There is a scene where Maria is seeking counsel from the Reverend Mother and as she turns to look out the window of the abbey to the beautiful mountains of Austria the Reverend Mother quotes a scripture. It is Psalm 121:1 and it reads, “I will lift up mine eyes to the hills – from whence cometh my help.” If you were from Appalachia you might say it like this, “Look up yonder at them thar hills. That’s where my help comes from.” (No offense to my friends from the hills of Appalachia.)

What’s wrong with that, you may ask. Well, I’m glad you asked. The words are correct but the truth of that scripture rests on two distinct little marks of punctuation; a dash and a question mark. In the movie the Reverend Mother quotes it as if it is a declarative statement, not a question. Stay with me here; this gets good.

In the setting of this Psalm, Jerusalem is surrounded by hills; seven of them to be exact. And, unfortunately, most of those hilltops were places of pagan worship. Have you ever noticed that in pagan worship the worshipper always tries to get as high as possible (and I’m not talking about drugs). The first attempt was the tower of Babel. The Mayan temples also reflect this desire. There is a pattern throughout history that spans cultures and creeds. Worshippers want to ascend! That was what Lucifer did before the earth was created. We read about it in Isaiah 14:12-14 and Ezekiel 28:11-19. Lucifer declared, “I will ascend into heaven. I will exalt my throne above the stars of God,” etc.
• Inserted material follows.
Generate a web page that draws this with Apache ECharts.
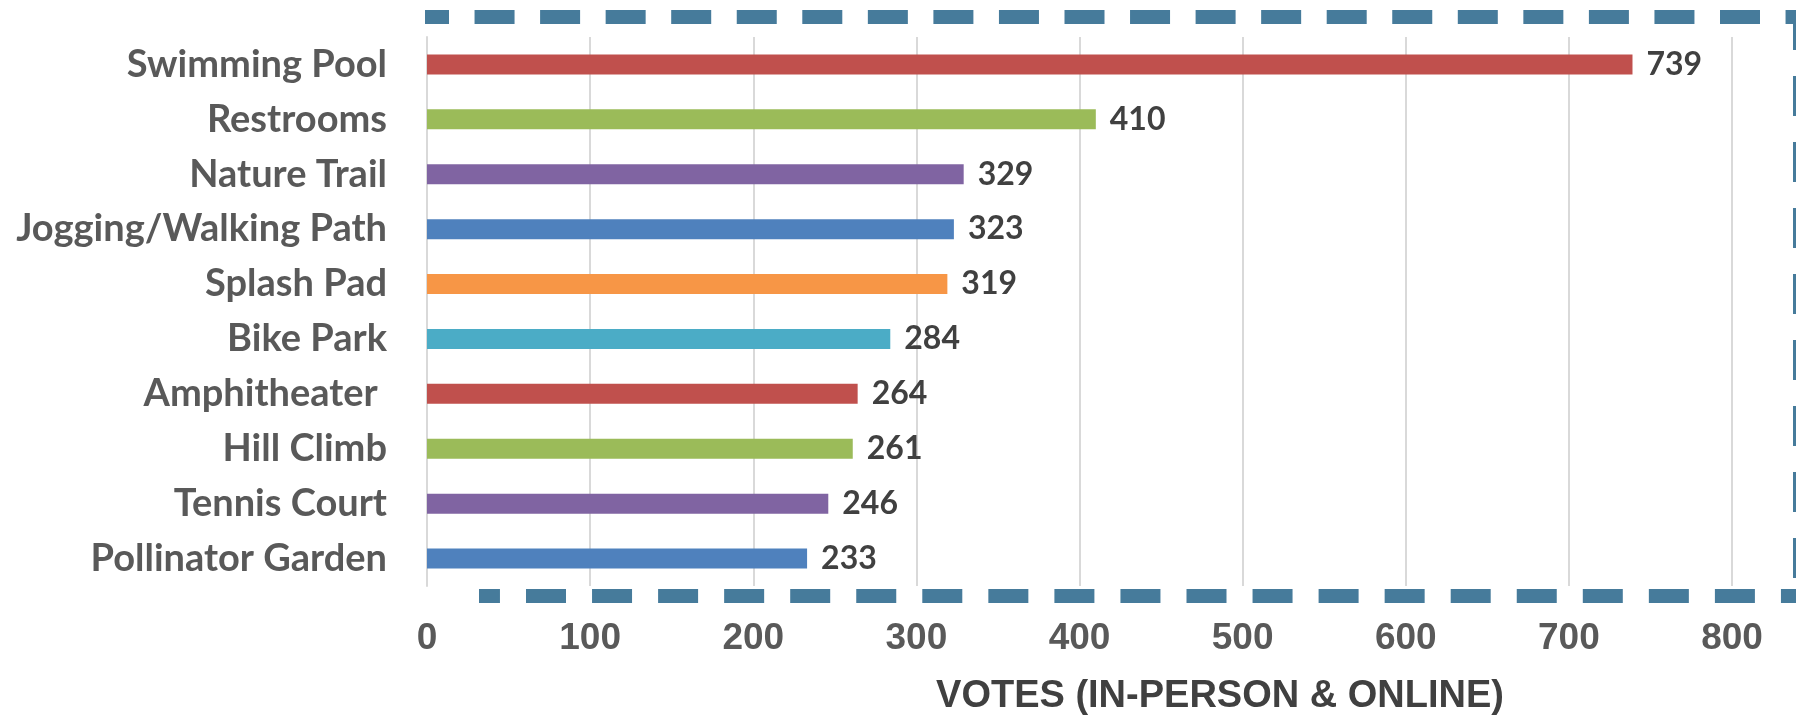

In Psalm 121, the writer looks to the hills surrounding Jerusalem, viewing artificial attempts to get close to God, and writes, “I look out at the hilltops where pagans worship and ask, where does my help come from? My help comes from the LORD, Maker of heaven and earth!” Do you see the writer’s perspective? These hills and these pagan altars have no power. My help comes from the LORD, Maker of, not only these hills but, all of heaven and earth!

(Right about now you may be wondering what point I’m trying to make. Well, wonder no more.) My point is that we sometimes look to the hills of people or things or systems that promise to help us or deliver us when really our focus should be on the LORD, the Maker of those people and things and systems. There is no person, or thing, or system that will solve all our problems of fix all our dilemmas or heal all our afflictions except the LORD, the Maker of heaven and earth!

The One Who created the hills created us. He created us to know Him and to willfully choose Him above all the things of this world, both it’s pleasure and it’s pain, it’s triumphs and it’s tragedies, it’s high places and it’s heartaches. Turn your eyes upon Jesus. Look full in His wonderful face, and the things of earth will grow strangely dim, in the light of His glory and grace.

As we begin a new year, I pray that we will be drawn closer to God as we read His word, and as we worship in His presence. May we look to Him as our source, our strength, our healer and deliverer.

May His favor and blessing rest on you and your loved ones, your health, your finances, and all that concerns you. Most of all, may you look only to Him for the life you desire. He is the fulfillment of all we long for. Have a blessed New Year of life in Christ.